A Community Devoted to the Preservation and Practice of Celestial Navigation and Other Methods of Traditional Wayfinding
From: Frank Reed
Date: 2015 Nov 18, 20:42 -0800
When you do what Gary described, you'll discover a big simplification. Given the assumption that the true altitude is zero, the equation simplifies as follows:
0 = sin(Dec)·sin(Lat) + cos(Dec)·cos(Lat)·cos(t),
cos(t) = -tan(Dec)·tan(Lat),
where t is the time of starrise or starset measured from the time of the star's transit, and of course Dec and Lat are the declination and latitude. This assumes a few things: you can work out the time of transit separately, you're not worried about a minute or two here and there, and (related to that) you're willing to ignore refraction right at the horizon which slightly delays setting times and advances rising times. Since you can't see stars right near the horizon in almost all cases, these are reasonable assumptions.

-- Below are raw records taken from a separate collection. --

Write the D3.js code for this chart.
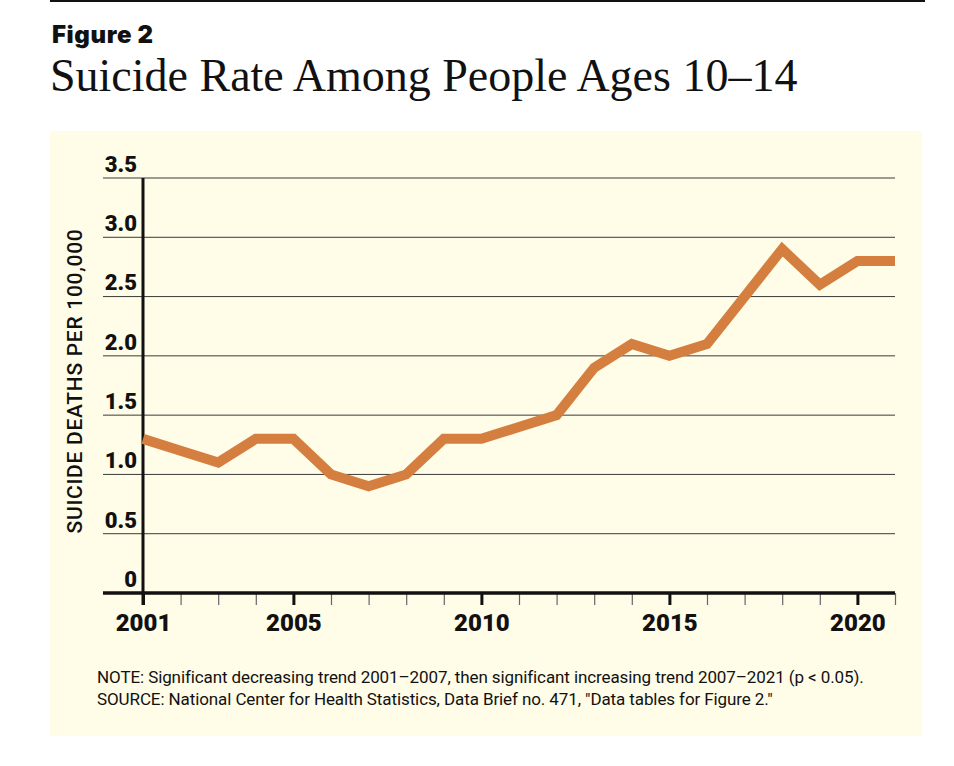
<!DOCTYPE html>
<html>
<head>
<meta charset="utf-8">
<script src="https://cdn.jsdelivr.net/npm/d3@7"></script>
<style>
  body { margin: 0; background: #ffffff; }
  svg { display: block; }
  .tick text { font-family: Roboto, "Liberation Sans", sans-serif; font-weight: 900; fill: #111; }
</style>
</head>
<body>
<div class="chart"></div>
<script>
// Figure 2: suicide rate among people ages 10-14

var years = [2001, 2002, 2003, 2004, 2005, 2006, 2007, 2008, 2009, 2010, 2011,
             2012, 2013, 2014, 2015, 2016, 2017, 2018, 2019, 2020, 2021];
var rates = [1.3, 1.2, 1.1, 1.3, 1.3, 1.0, 0.9, 1.0, 1.3, 1.3, 1.4,
             1.5, 1.9, 2.1, 2.0, 2.1, 2.5, 2.9, 2.6, 2.8, 2.8];
var yTicks = [0, 0.5, 1.0, 1.5, 2.0, 2.5, 3.0, 3.5];
var yTickLabels = ["0", "0.5", "1.0", "1.5", "2.0", "2.5", "3.0", "3.5"];
var xLabelYears = [2001, 2005, 2010, 2015, 2020];

var svgWidth = 954;
var svgHeight = 766;

var margin = { top: 178, left: 143 };
var width = 752;
var height = 415;

var svg = d3.select(".chart")
    .append("svg")
    .attr("width", svgWidth)
    .attr("height", svgHeight);

// top rule
svg.append("line")
    .attr("x1", 50).attr("x2", 925)
    .attr("y1", 1).attr("y2", 1)
    .attr("stroke", "#111")
    .attr("stroke-width", 2);

svg.append("text")
    .attr("x", 52)
    .attr("y", 43)
    .style("font-family", "Inter, Roboto, sans-serif")
    .style("font-weight", 900)
    .style("font-size", "24px")
    .style("letter-spacing", "0.6px")
    .attr("fill", "#111")
    .text("Figure 2");

svg.append("text")
    .attr("x", 50)
    .attr("y", 91)
    .style("font-family", "'Liberation Serif', 'DejaVu Serif', serif")
    .style("font-size", "46px")
    .attr("fill", "#111")
    .text("Suicide Rate Among People Ages 10\u201314");

// cream panel
svg.append("rect")
    .attr("x", 50).attr("y", 131)
    .attr("width", 872).attr("height", 605)
    .attr("fill", "#fffce8");

var chart = svg.append("g")
    .attr("transform", "translate(" + margin.left + "," + margin.top + ")");

var xScale = d3.scaleLinear()
    .domain([2001, 2021])
    .range([0, width]);

var yScale = d3.scaleLinear()
    .domain([0, 3.5])
    .range([height, 0]);

// gridlines, reaching under the tick labels
chart.append("g")
    .selectAll("line")
    .data(yTicks.slice(1))
    .enter()
    .append("line")
    .attr("x1", -40)
    .attr("x2", width)
    .attr("y1", function(d) { return yScale(d); })
    .attr("y2", function(d) { return yScale(d); })
    .attr("stroke", "#3a3a3a")
    .attr("stroke-width", 1);

// y tick labels sit just above their gridline
var leftAxis = d3.axisLeft(yScale)
    .tickValues(yTicks)
    .tickSize(0)
    .tickPadding(6)
    .tickFormat(function(d, i) { return yTickLabels[i]; });

chart.append("g")
    .call(leftAxis)
    .call(function(g) { g.select(".domain").remove(); })
    .selectAll("text")
    .attr("dy", "-0.3em")
    .style("font-size", "22px");

// minor year ticks
var minorAxis = d3.axisBottom(xScale)
    .tickValues(years)
    .tickSize(12)
    .tickFormat("");

chart.append("g")
    .attr("transform", "translate(0," + height + ")")
    .call(minorAxis)
    .call(function(g) {
        g.select(".domain").remove();
        g.selectAll("line").attr("stroke", "#666").attr("stroke-width", 1.2);
    });

// major ticks with labels
var bottomAxis = d3.axisBottom(xScale)
    .tickValues(xLabelYears)
    .tickSize(12)
    .tickPadding(9)
    .tickFormat(d3.format("d"));

chart.append("g")
    .attr("transform", "translate(0," + height + ")")
    .call(bottomAxis)
    .call(function(g) {
        g.select(".domain").remove();
        g.selectAll("line").attr("stroke", "#111").attr("stroke-width", 3);
        g.selectAll("text").style("font-size", "24px");
    });

// axis lines
chart.append("line")
    .attr("x1", -40).attr("x2", width)
    .attr("y1", height).attr("y2", height)
    .attr("stroke", "#111")
    .attr("stroke-width", 3.5);

chart.append("line")
    .attr("x1", 0).attr("x2", 0)
    .attr("y1", 0).attr("y2", height + 12)
    .attr("stroke", "#111")
    .attr("stroke-width", 3);

var line = d3.line()
    .x(function(d, i) { return xScale(years[i]); })
    .y(function(d) { return yScale(d); });

chart.append("path")
    .datum(rates)
    .attr("d", line)
    .attr("fill", "none")
    .attr("stroke", "#d47f3f")
    .attr("stroke-width", 10)
    .attr("stroke-linejoin", "miter");

svg.append("text")
    .attr("transform", "translate(82,381) rotate(-90)")
    .attr("text-anchor", "middle")
    .style("font-family", "Roboto, sans-serif")
    .style("font-weight", 500)
    .style("font-size", "21px")
    .style("letter-spacing", "0.7px")
    .attr("fill", "#111")
    .text("SUICIDE DEATHS PER 100,000");

var notes = [
    "NOTE: Significant decreasing trend 2001\u20132007, then significant increasing trend 2007\u20132021 (p < 0.05).",
    "SOURCE: National Center for Health Statistics, Data Brief no. 471, \"Data tables for Figure 2.\""
];

svg.append("g")
    .selectAll("text")
    .data(notes)
    .enter()
    .append("text")
    .attr("x", 97)
    .attr("y", function(d, i) { return 683 + i * 22; })
    .style("font-family", "Roboto, sans-serif")
    .style("font-size", "17px")
    .style("letter-spacing", "-0.1px")
    .attr("fill", "#111")
    .text(function(d) { return d; });
</script>
</body>
</html>
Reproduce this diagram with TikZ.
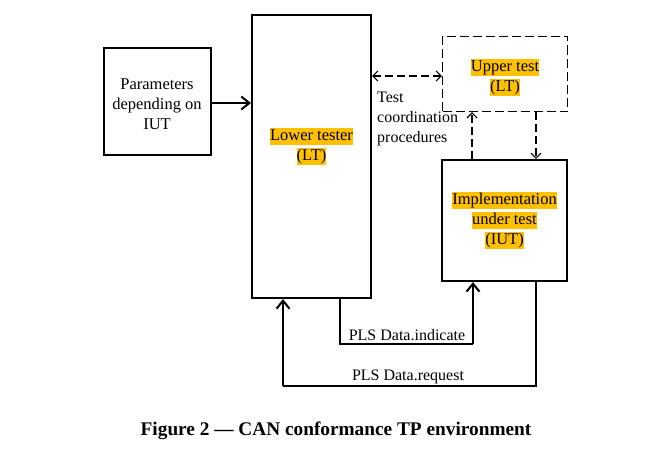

Here's a couple of examples:
I. Star's dec is 30° N, observer's latitude is 40° N. Mean time of star's transit is 10:30pm. By the calculation above, t is 119.0°. We divide that by 15 to get hours: 7.93h which is 7h 56m. Add to or subtract that from the transit time to get set and rise times: 6:26am and 2:34pm.
II. Star's dec is 35° S, latitude is 40° N. Star transits at 5 minutes past midnight: 00:05. By the calculation, t is 54.0°. Convert to hours and minutes: 3.6h or 3h 36m. Therefore the star sets at 03:41am, and it rises at 8:29pm.
Note that the times are nearly correct for any longitude so long as we recognize that this is LMT or Local Mean Time. In other words, if Capella rises at 10:30pm in Boston, it also rises at nearly 10:30pm in Seattle.